**Task**
Your task is to retype, word for word, the lines from the start of the data through the line holding "fig = go.Figure()". Do not include the pictures.

**Collected material**
----------
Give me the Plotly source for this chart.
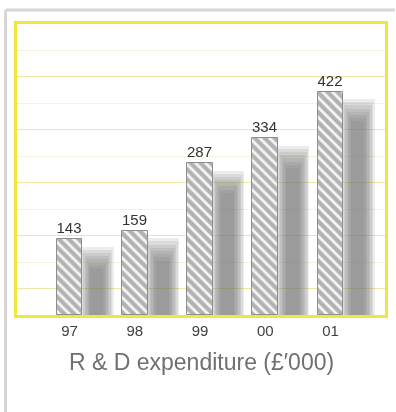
import plotly.graph_objects as go

# R & D expenditure, £'000, by year
years = ["97", "98", "99", "00", "01"]
spend = [143, 159, 287, 334, 422]

W, H = 396, 412
# plot-area box in pixels
PL, PR, PT, PB = 17, 388, 24, 315
pw, ph = PR - PL, PB - PT

pos = list(range(len(years)))

fig = go.Figure()

# soft drop shadow: stacked translucent bars, wider and taller layers outside
shadow_dx = 0.42
shadow_drop = 38
layers = 8
for k in range(layers):
    width = 0.20 + k * 0.045
    top = [v - shadow_drop + (k - 3) * 6 for v in spend]
    fig.add_trace(go.Bar(
        x=[p + shadow_dx for p in pos], y=top, width=width,
        marker=dict(color="#707070", line=dict(width=0)),
        opacity=0.13, hoverinfo="skip", showlegend=False,
    ))

# twisted-rope bars
fig.add_trace(go.Bar(
    x=pos, y=spend, width=0.395,
    marker=dict(
        color="#b8b8b8",
        line=dict(color="#8e8e8e", width=1),
        pattern=dict(shape="\\", fgcolor="#f6f6f6", bgcolor="#b2b2b2",
                     size=7, solidity=0.4, fillmode="replace"),
    ),
    text=[str(v) for v in spend], textposition="outside",
    textfont=dict(family="Liberation Sans", size=15, color="#333333"),
    cliponaxis=False, showlegend=False,
))

fig.add_annotation(
    text="R & D expenditure (£′000)", xref="paper", yref="paper",
    x=0.5, y=(PB - 362) / ph, xanchor="center", yanchor="middle",
    showarrow=False,
    font=dict(family="Liberation Sans", size=23, color="#707070"),
)

# light grey outer frame (left and top edges)
def px(xp):
    return (xp - PL) / pw

def py(yp):
    return (PB - yp) / ph

fig.add_shape(type="line", xref="paper", yref="paper",
              x0=px(5.5), x1=px(W + 2), y0=py(10), y1=py(10),
              line=dict(color="#d6d6d6", width=3))
fig.add_shape(type="line", xref="paper", yref="paper",
              x0=px(5.5), x1=px(5.5), y0=py(10), y1=py(H + 2),
              line=dict(color="#d6d6d6", width=3))

fig.update_layout(
    width=W, height=H,
    margin=dict(l=PL, r=W - PR, t=PT, b=H - PB, pad=0),
    paper_bgcolor="white", plot_bgcolor="white",
    barmode="overlay", bargap=0,
    showlegend=False,
    xaxis=dict(
        range=[-0.806, 4.836], tickvals=pos, ticktext=years,
        showgrid=False, zeroline=False, ticks="",
        showline=True, mirror=True, linecolor="#f0e63c", linewidth=2.5,
        tickfont=dict(family="Liberation Sans", size=15, color="#404040"),
    ),
    yaxis=dict(
        range=[0, 550], dtick=100, showticklabels=False, ticks="",
        showgrid=True, gridcolor="#f6f3da", gridwidth=1,
        minor=dict(dtick=50, showgrid=True, gridcolor="#ece7a6", gridwidth=1.2),
        zeroline=False,
        showline=True, mirror=True, linecolor="#f0e63c", linewidth=2.5,
    ),
)

fig.write_html("out.html")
----------
**Task response**
Give me the Plotly source for this chart.
import plotly.graph_objects as go

# R & D expenditure, £'000, by year
years = ["97", "98", "99", "00", "01"]
spend = [143, 159, 287, 334, 422]

W, H = 396, 412
# plot-area box in pixels
PL, PR, PT, PB = 17, 388, 24, 315
pw, ph = PR - PL, PB - PT

pos = list(range(len(years)))

fig = go.Figure()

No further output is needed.